* Data provided *
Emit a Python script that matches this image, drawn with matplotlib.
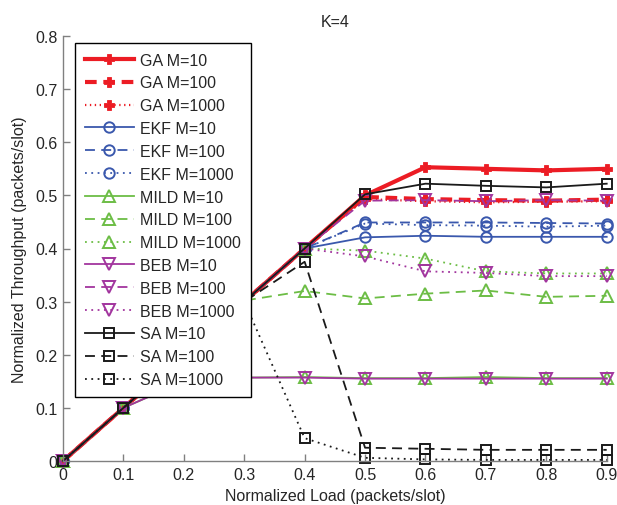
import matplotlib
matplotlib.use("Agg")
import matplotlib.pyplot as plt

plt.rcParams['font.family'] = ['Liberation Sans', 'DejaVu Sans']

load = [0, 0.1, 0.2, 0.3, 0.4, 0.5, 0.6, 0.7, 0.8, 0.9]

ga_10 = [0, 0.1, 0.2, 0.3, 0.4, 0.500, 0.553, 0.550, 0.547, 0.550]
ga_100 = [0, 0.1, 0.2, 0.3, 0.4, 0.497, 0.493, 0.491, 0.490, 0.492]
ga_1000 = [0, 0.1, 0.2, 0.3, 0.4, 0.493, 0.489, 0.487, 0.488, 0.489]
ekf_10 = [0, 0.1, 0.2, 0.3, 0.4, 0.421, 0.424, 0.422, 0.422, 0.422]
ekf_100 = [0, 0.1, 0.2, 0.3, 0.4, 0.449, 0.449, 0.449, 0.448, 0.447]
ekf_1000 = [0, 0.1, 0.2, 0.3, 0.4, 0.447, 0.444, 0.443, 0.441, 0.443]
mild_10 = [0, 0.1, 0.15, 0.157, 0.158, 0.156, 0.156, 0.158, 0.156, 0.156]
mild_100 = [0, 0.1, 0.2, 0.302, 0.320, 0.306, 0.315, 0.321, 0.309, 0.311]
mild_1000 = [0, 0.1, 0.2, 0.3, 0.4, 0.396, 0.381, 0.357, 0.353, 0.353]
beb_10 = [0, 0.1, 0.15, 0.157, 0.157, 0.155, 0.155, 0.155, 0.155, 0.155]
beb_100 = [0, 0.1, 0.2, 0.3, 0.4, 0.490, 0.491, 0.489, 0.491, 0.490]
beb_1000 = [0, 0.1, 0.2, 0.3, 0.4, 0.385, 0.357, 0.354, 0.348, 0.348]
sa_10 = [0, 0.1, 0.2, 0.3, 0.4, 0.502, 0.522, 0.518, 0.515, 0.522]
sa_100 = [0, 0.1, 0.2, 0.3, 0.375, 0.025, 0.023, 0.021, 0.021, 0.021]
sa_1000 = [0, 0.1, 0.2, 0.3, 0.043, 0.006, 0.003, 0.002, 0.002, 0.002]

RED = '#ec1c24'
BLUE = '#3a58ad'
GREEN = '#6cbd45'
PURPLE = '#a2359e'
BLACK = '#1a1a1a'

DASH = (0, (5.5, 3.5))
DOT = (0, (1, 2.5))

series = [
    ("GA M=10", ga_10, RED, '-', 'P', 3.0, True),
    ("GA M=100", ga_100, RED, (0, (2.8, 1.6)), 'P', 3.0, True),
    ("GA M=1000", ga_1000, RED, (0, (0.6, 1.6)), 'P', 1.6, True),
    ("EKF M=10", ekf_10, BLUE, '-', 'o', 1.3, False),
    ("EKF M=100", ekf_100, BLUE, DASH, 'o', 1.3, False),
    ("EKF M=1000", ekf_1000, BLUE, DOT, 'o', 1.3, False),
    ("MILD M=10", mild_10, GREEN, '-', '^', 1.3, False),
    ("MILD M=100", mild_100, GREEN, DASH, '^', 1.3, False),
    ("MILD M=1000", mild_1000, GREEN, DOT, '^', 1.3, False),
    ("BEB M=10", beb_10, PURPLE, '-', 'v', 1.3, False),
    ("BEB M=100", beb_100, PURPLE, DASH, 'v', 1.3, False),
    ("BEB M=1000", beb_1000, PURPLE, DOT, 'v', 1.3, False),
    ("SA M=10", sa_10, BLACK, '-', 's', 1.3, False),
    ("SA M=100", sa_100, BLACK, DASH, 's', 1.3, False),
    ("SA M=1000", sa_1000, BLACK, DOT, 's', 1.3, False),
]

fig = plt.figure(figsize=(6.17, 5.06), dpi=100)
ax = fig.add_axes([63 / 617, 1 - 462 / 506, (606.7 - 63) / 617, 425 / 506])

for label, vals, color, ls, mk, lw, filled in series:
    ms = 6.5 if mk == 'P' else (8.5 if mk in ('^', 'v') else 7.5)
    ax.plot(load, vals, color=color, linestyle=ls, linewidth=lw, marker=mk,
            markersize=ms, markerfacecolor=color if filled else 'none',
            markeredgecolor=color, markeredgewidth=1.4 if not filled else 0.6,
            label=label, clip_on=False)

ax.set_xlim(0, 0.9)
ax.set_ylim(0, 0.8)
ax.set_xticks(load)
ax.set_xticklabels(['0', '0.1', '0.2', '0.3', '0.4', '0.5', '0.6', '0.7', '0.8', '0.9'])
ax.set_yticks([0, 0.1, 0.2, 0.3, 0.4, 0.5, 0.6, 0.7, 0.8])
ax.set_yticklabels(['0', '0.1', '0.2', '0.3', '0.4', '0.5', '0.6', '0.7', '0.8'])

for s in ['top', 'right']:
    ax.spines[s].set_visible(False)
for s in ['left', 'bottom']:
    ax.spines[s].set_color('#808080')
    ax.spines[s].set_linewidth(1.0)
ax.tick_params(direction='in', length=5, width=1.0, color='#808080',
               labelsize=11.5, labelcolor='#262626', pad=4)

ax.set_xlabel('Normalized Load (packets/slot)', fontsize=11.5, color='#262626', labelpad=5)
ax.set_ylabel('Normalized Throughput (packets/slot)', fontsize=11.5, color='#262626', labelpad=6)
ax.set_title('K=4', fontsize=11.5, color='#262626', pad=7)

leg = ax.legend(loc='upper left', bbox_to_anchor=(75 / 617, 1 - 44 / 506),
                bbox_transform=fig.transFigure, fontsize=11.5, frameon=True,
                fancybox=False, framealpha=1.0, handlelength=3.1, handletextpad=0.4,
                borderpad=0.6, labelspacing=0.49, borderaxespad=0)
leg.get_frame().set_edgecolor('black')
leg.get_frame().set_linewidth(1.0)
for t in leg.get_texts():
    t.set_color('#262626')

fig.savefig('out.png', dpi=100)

* Task details *
Only the lines from the top of the data through the line with "0.7, 0.8, 0.9]" should be quoted, exactly and with both ends kept; skip the pictures.

* Written reply *
Emit a Python script that matches this image, drawn with matplotlib.
import matplotlib
matplotlib.use("Agg")
import matplotlib.pyplot as plt

plt.rcParams['font.family'] = ['Liberation Sans', 'DejaVu Sans']

load = [0, 0.1, 0.2, 0.3, 0.4, 0.5, 0.6, 0.7, 0.8, 0.9]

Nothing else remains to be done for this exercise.